Written request
The lines from the top of the material through the line with "0, 0, 0, 0, 0]" are to be set down exactly. Leave the pictures out.

Given material
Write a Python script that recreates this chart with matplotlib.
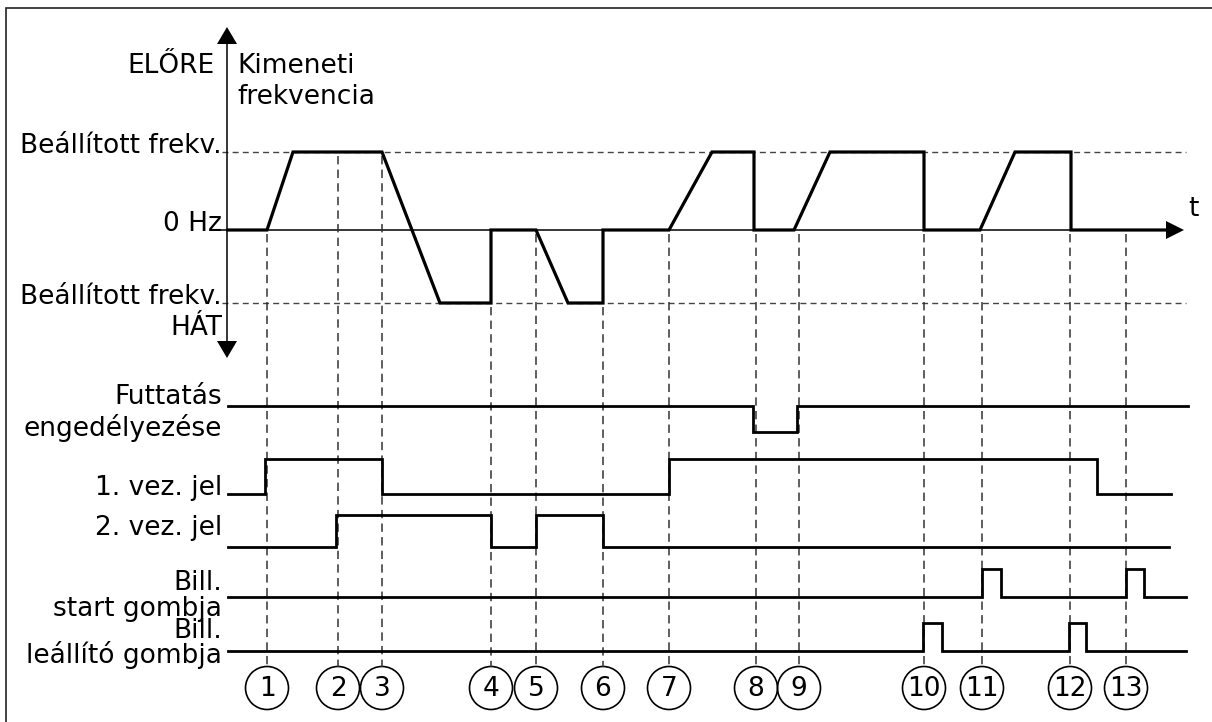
import numpy as np
import matplotlib
matplotlib.use('Agg')
import matplotlib.pyplot as plt
from matplotlib.patches import Circle, Polygon

plt.rcParams['lines.scale_dashes'] = False
plt.rcParams['font.family'] = ['DejaVu Sans']

# ---------------- data ----------------
event_labels = [str(i) for i in range(1, 14)]
event_times = [267, 338, 382, 491, 536, 603, 669, 756, 799, 924, 982, 1070, 1126]
# frequency level where each event's guide line starts (1 = +set, 0 = 0 Hz, -1 = -set)
event_line_levels = [0, 1, 1, -1, 0, -1, 0, 0, 0, 0, 0, 0, 0]

freq_times = [228, 267, 293, 382, 440, 491, 491, 536, 568, 603, 603, 669, 712,
              754, 754, 794, 830, 924, 924, 980, 1015, 1071, 1071, 1167]
freq_levels = [0, 0, 1, 1, -1, -1, 0, 0, -1, -1, 0, 0, 1,
               1, 0, 0, 1, 1, 0, 0, 1, 1, 0, 0]

enable_times = [228, 753, 753, 797, 797, 1188]
enable_levels = [1, 1, 0, 0, 1, 1]
cmd1_times = [228, 265, 265, 382, 382, 669, 669, 1097, 1097, 1171]
cmd1_levels = [0, 0, 1, 1, 0, 0, 1, 1, 0, 0]
cmd2_times = [228, 336, 336, 491, 491, 536, 536, 603, 603, 1169]
cmd2_levels = [0, 0, 1, 1, 0, 0, 1, 1, 0, 0]
start_times = [228, 982, 982, 1001, 1001, 1126, 1126, 1144, 1144, 1186]
start_levels = [0, 0, 1, 1, 0, 0, 1, 1, 0, 0]
stop_times = [228, 923, 923, 942, 942, 1069, 1069, 1086, 1086, 1186]
stop_levels = [0, 0, 1, 1, 0, 0, 1, 1, 0, 0]

freq_axis_top = 'ELŐRE'
freq_axis_bottom = 'HÁT'
freq_title = ['Kimeneti', 'frekvencia']
freq_level_names = ['Beállított frekv.', '0 Hz', 'Beállított frekv.']
time_label = 't'
signal_label_lines = [['Futtatás', 'engedélyezése'],
                      ['1. vez. jel'],
                      ['2. vez. jel'],
                      ['Bill.', 'start gombja'],
                      ['Bill.', 'leállító gombja']]

# ---------------- layout ----------------
W, H = 1212, 722
fig = plt.figure(figsize=(W / 100, H / 100), dpi=100)
ax = fig.add_axes([0, 0, 1, 1])
ax.set_xlim(0, W)
ax.set_ylim(H, 0)
ax.axis('off')

FS = 19
TXT_R = 222
axis_x = 227
y_pos, y_zero, y_neg = 152, 230, 303


def fy(v):
    return np.interp(v, [-1, 0, 1], [y_neg, y_zero, y_pos])


# frame (left and top edges visible)
ax.plot([6, 6, W + 5], [H + 5, 8, 8], color='#222222', lw=1.2,
        solid_joinstyle='miter', clip_on=False)

# set-frequency dashed lines
for yy in (y_pos, y_neg):
    ax.plot([222, 1186], [yy, yy], color='#444444', lw=1.0,
            linestyle=(0, (4.3, 3.0)))

# 0 Hz thin line
ax.plot([220, 1168], [y_zero, y_zero], color='black', lw=1.1)

# vertical axis with arrows
ax.plot([axis_x, axis_x], [40, 345], color='black', lw=1.1)
ax.add_patch(Polygon([[axis_x, 27], [axis_x - 10, 44], [axis_x + 10, 44]],
                     closed=True, fc='black', ec='none'))
ax.add_patch(Polygon([[axis_x, 358], [axis_x - 10, 341], [axis_x + 10, 341]],
                     closed=True, fc='black', ec='none'))
# time arrow
ax.add_patch(Polygon([[1184, y_zero], [1166, y_zero - 9], [1166, y_zero + 9]],
                     closed=True, fc='black', ec='none'))

# event guide lines and circles
circ_y, circ_r = 688, 21.5
for t, lab, lev in zip(event_times, event_labels, event_line_levels):
    ax.plot([t, t], [fy(lev) + 4, circ_y - circ_r], color='#333333', lw=1.1,
            linestyle=(0, (6.0, 3.8)))
    ax.add_patch(Circle((t, circ_y), circ_r, fill=False, ec='black', lw=1.2))
    ax.text(t, circ_y + 1, lab, ha='center', va='center', fontsize=FS)

# frequency trace
ax.plot(freq_times, fy(np.array(freq_levels)), color='black', lw=2.3,
        solid_joinstyle='miter')

# digital signals
rows = [(enable_times, enable_levels, 432, 406),
        (cmd1_times, cmd1_levels, 494, 459),
        (cmd2_times, cmd2_levels, 547, 515),
        (start_times, start_levels, 597, 569),
        (stop_times, stop_levels, 651, 623)]
for tt, lv, ylo, yhi in rows:
    ys = ylo + (yhi - ylo) * np.array(lv)
    ax.plot(tt, ys, color='black', lw=2.0, solid_joinstyle='miter')

# texts
ax.text(215, 73, freq_axis_top, ha='right', va='baseline', fontsize=FS)
ax.text(237, 73, freq_title[0], ha='left', va='baseline', fontsize=FS)
ax.text(237, 104, freq_title[1], ha='left', va='baseline', fontsize=FS)
for name, yy in zip(freq_level_names, [y_pos + 1, y_zero + 1, y_neg + 1]):
    ax.text(TXT_R, yy, name, ha='right', va='baseline', fontsize=FS)
ax.text(TXT_R, 335, freq_axis_bottom, ha='right', va='baseline', fontsize=FS)
ax.text(1193, 216, time_label, ha='center', va='baseline', fontsize=FS)

label_baselines = [[404, 436], [495], [535], [590, 616], [638, 663]]
for lines, bases in zip(signal_label_lines, label_baselines):
    for s, b in zip(lines, bases):
        ax.text(TXT_R, b, s, ha='right', va='baseline', fontsize=FS)

fig.savefig('out.png', dpi=100)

Solution for this problem
Write a Python script that recreates this chart with matplotlib.
import numpy as np
import matplotlib
matplotlib.use('Agg')
import matplotlib.pyplot as plt
from matplotlib.patches import Circle, Polygon

plt.rcParams['lines.scale_dashes'] = False
plt.rcParams['font.family'] = ['DejaVu Sans']

# ---------------- data ----------------
event_labels = [str(i) for i in range(1, 14)]
event_times = [267, 338, 382, 491, 536, 603, 669, 756, 799, 924, 982, 1070, 1126]
# frequency level where each event's guide line starts (1 = +set, 0 = 0 Hz, -1 = -set)
event_line_levels = [0, 1, 1, -1, 0, -1, 0, 0, 0, 0, 0, 0, 0]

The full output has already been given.